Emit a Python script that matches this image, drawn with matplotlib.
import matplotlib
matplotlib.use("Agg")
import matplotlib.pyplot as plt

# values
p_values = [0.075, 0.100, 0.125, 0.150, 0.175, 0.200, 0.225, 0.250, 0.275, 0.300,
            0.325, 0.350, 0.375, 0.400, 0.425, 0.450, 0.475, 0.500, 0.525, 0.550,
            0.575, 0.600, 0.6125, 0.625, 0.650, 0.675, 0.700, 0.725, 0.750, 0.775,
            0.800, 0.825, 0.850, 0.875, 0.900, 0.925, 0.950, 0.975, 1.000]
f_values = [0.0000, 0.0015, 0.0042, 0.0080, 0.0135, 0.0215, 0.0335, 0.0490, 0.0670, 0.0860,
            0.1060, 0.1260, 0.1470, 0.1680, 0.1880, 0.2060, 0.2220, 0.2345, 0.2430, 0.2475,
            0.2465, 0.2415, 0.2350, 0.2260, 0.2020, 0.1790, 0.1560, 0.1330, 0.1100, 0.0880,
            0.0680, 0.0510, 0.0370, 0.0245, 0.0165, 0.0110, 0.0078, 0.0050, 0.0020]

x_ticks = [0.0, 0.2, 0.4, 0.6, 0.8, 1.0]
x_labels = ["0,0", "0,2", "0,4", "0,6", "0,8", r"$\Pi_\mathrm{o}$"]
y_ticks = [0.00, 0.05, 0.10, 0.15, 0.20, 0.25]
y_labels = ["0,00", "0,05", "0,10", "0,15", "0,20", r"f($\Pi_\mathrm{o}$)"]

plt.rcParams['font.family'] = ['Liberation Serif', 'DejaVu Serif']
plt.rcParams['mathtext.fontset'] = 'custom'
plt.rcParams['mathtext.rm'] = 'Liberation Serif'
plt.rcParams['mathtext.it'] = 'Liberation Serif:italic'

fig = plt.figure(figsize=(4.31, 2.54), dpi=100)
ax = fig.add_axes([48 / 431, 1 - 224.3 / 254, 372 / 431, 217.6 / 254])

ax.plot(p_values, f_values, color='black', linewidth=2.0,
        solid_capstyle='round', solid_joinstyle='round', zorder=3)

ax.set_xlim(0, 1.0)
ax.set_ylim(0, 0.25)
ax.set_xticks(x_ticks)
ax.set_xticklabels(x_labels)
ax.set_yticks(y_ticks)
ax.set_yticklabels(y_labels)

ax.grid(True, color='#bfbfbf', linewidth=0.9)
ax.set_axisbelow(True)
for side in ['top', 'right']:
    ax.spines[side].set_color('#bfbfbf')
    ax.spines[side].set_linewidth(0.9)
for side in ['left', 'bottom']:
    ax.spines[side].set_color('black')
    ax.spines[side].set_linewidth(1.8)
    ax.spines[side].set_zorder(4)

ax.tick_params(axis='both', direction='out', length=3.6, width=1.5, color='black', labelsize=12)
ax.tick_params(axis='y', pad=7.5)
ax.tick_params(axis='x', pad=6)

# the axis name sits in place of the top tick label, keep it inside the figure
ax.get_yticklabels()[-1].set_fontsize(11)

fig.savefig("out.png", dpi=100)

* [WHAT IS EXPECTED]
From the listing above, pick out each line where the word "matplotlib" appears.

* [CORRECT OUTPUT]
Emit a Python script that matches this image, drawn with matplotlib.
import matplotlib
matplotlib.use("Agg")
import matplotlib.pyplot as plt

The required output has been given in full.